The Bottom Line
- The Supreme Court’s decision in TC Heartland establishes that just having sold goods in the judicial district is now insufficient on its own to establish jurisdiction.
- Patent holders bringing suit must do so in either the judicial district where the defendant resides, or the judicial district where the defendant has a regular and established place of business.
- The decision will likely discourage patent trolls from filing suit in the Eastern District of Texas and other jurisdictions with little to no connection to the defendant.
For the past 30 years, it has been established patent practice for a patent holder to bring suit in any district where infringing sales were made. This has led to the Eastern District of Texas being one of the preferred venues of choice for many patent plaintiffs. However, the days of such forum shopping may be over. In a recent unanimous decision, the U.S. Supreme Court significantly tightened the requirements for venue in patent infringement lawsuits.
The decision, TC Heartland LLC v. Kraft Foods Group Brands LLC, requires that patent holders now must file suit in districts where the defendant is incorporated or where they have a regular and established place of business, a far more restrictive standard than in any district where infringing sales were made. The decision, which was cheered by technology industry groups, spells trouble for patent trolls, who have long used the specter of suit in unfavorable jurisdictions to threaten defendants.
Patent Venue and Forum Shopping
In any legal proceeding, a plaintiff must designate a “venue,” i.e., the correct court to hear the case. Prior to the Supreme Court’s TC Heartland decision, a patent holder had an essentially unlimited choice of venue and could bring suit “in any judicial district in which [a] defendant is subject to the court’s personal jurisdiction.” In a patent case, courts have personal jurisdiction over a defendant anywhere it has committed allegedly infringing activity. As most companies sell their allegedly infringing products nationwide, a patent holder could file suit in essentially any district.

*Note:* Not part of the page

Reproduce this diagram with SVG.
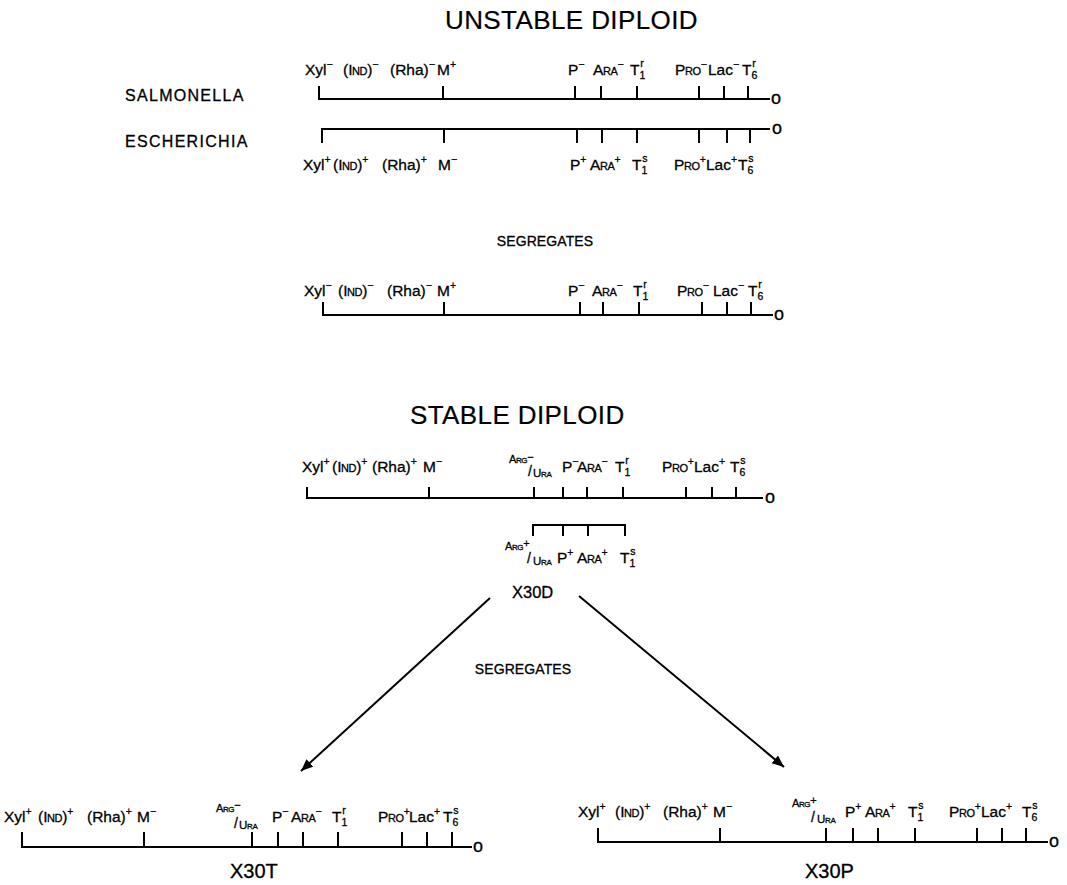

In practice, this broad general venue statute permitted considerable forum shopping for judicial districts with plaintiff-friendly judges, quick times to trial and high jury awards. This is especially true for patent trolls, which did not practice their patent and thus were not tied to any particular jurisdiction. Courts that met these criteria quickly drew an outsized number of patent suits. This explains why in 2016 nearly 40% of all patent cases were filed in the Eastern District of Texas.
TC Heartland v. Kraft Foods
In 2014, Kraft Foods filed suit against TC Heartland in Delaware, alleging that TC Heartland’s fruit punch water enhancer infringed its three patents on containers and methods for dispensing drink concentrate.
Lower Court Decisions
TC Heartland sought to dismiss the case or transfer venue, arguing that Delaware was an improper forum. Specifically, it relied on a patent-specific venue statute, which noted that “[a]ny civil action for patent infringement may be brought in the judicial district where defendant resides” or “where the defendant has committed acts of infringement and has a regular and established place of business.” It also relied on a 1957 Supreme Court decision that defines a corporation’s “residence” as its state of incorporation. As TC Heartland was not incorporated in Delaware and did not have a “regular or established place of business there,” TC Heartland therefore protested that the case should be moved to its home in Indiana.
Relying on Federal Circuit precedent, the District of Delaware noted that these facts were irrelevant. For the purposes of venue, it simply sufficed that TC Heartland shipped allegedly infringing products into Delaware. The Federal Circuit agreed, noting that the patent-specific venue statute had been redefined by the general venue statute currently relied on by patent plaintiffs. TC Heartland subsequently sought review at the Supreme Court.
The Supreme Court’s Decision
On May 22, 2017, the Supreme Court reversed the Federal Circuit’s interpretation of the patent-specific venue statute. Justice Thomas, writing for unanimous Court, hewed to the history and text of the statute in coming to his decision.
Specifically, he noted that the patent-specific venue statute had been unchanged since its enactment in 1948. Similarly, the Supreme Court’s 1957 decision defining “residence” as the state of incorporation has remained good law. Given that Congress had given no indication that the general venue statute was meant to replace the rules on patent venue or made any effort to ratify the Federal Circuit’s view of patent venue, the plain text of the patent-specific venue statute should apply.
In sum, “patent venue statute alone should control venue in patent infringement proceedings.” This statute requires that a defendant must be incorporated in or have a regular or established place of business in the state where the suit is filed. Simply selling goods in the judicial district is insufficient to establish jurisdiction.
It will be interesting to see if the defendants in the thousands of suits in districts where they are not incorporated nor have a regular and established place of business will now file motions to dismiss for improper venue or motions to transfer to another district. In addition, new patent litigations are likely to be dispersed more widely, with a majority of cases filed in Delaware, where many businesses are incorporated, and far less cases being filed in the Eastern District of Texas.
Finally, the TC Heartland decision is likely to inform current patent litigation reform bills in the Senate, which take particular aim at patent troll forum shopping. The decision’s eventual impact on these bills, however, remains to be seen.